RECORDED DATA |
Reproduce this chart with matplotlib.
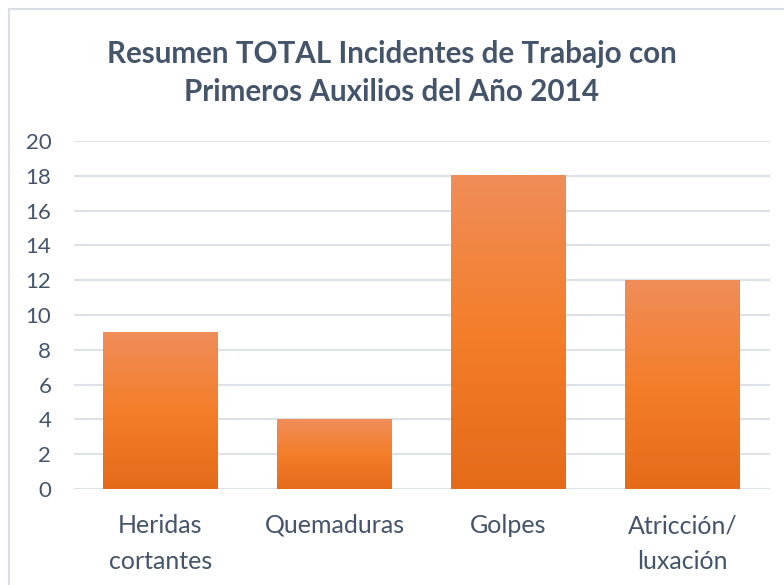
import matplotlib.pyplot as plt
import numpy as np
from matplotlib.colors import LinearSegmentedColormap
from matplotlib.patches import Rectangle

categorias = ['Heridas\ncortantes', 'Quemaduras', 'Golpes', 'Atricción/\nluxación']
valores = [9, 4, 18, 12]
ticks_y = [0, 2, 4, 6, 8, 10, 12, 14, 16, 18, 20]
titulo = 'Resumen TOTAL Incidentes de Trabajo con\nPrimeros Auxilios del Año 2014'

TXT = '#44546A'
plt.rcParams['font.family'] = ['Lato', 'DejaVu Sans']

fig = plt.figure(figsize=(7.84, 5.85), dpi=100)
# marco del gráfico (se corta a la derecha y abajo)
fig.patches.append(Rectangle((9 / 784, -0.05), 1.0, (585 - 9) / 585 + 0.05, transform=fig.transFigure,
                             fill=False, edgecolor='#D9DEE6', linewidth=1.5))
ax = fig.add_axes([73.5 / 784, (585 - 489) / 585, (769.5 - 73.5) / 784, (489 - 141) / 585])

# degradado naranja: claro arriba, oscuro abajo
cmap = LinearSegmentedColormap.from_list('nar', ['#E56B19', '#F47E2A', '#F08D59'])
grad = np.linspace(0, 1, 256).reshape(-1, 1)
ancho = 0.66
x = np.arange(len(valores))
for xi, v in zip(x, valores):
    ax.imshow(grad, extent=(xi - ancho / 2, xi + ancho / 2, 0, v), origin='lower',
              cmap=cmap, aspect='auto', zorder=3)

ax.set_xlim(-0.5, len(valores) - 0.5)
ax.set_ylim(0, 20)
ax.set_yticks(ticks_y)
ax.set_xticks(x)
ax.set_xticklabels(categorias, fontsize=18, color=TXT, linespacing=1.7)
ax.tick_params(axis='y', labelsize=16, labelcolor=TXT, length=0, pad=16)
ax.tick_params(axis='x', length=0, pad=18)
ax.grid(axis='y', color='#DDE1E8', linewidth=1.5, zorder=0)
for s in ax.spines.values():
    s.set_visible(False)
ax.set_axisbelow(True)

fig.text(0.5, 1 - 73 / 585, titulo, ha='center', va='center', fontsize=21.3, fontweight='bold',
         color=TXT, linespacing=1.4)

fig.savefig('out.png', dpi=100)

EXERCISE GOAL |
Begin at the first line of the data above and repeat each line exactly, stopping after the line containing "ax = fig.add_axes([73.5". Omit the pictures.

FULL RESPONSE |
Reproduce this chart with matplotlib.
import matplotlib.pyplot as plt
import numpy as np
from matplotlib.colors import LinearSegmentedColormap
from matplotlib.patches import Rectangle

categorias = ['Heridas\ncortantes', 'Quemaduras', 'Golpes', 'Atricción/\nluxación']
valores = [9, 4, 18, 12]
ticks_y = [0, 2, 4, 6, 8, 10, 12, 14, 16, 18, 20]
titulo = 'Resumen TOTAL Incidentes de Trabajo con\nPrimeros Auxilios del Año 2014'

TXT = '#44546A'
plt.rcParams['font.family'] = ['Lato', 'DejaVu Sans']

fig = plt.figure(figsize=(7.84, 5.85), dpi=100)
# marco del gráfico (se corta a la derecha y abajo)
fig.patches.append(Rectangle((9 / 784, -0.05), 1.0, (585 - 9) / 585 + 0.05, transform=fig.transFigure,
                             fill=False, edgecolor='#D9DEE6', linewidth=1.5))
ax = fig.add_axes([73.5 / 784, (585 - 489) / 585, (769.5 - 73.5) / 784, (489 - 141) / 585])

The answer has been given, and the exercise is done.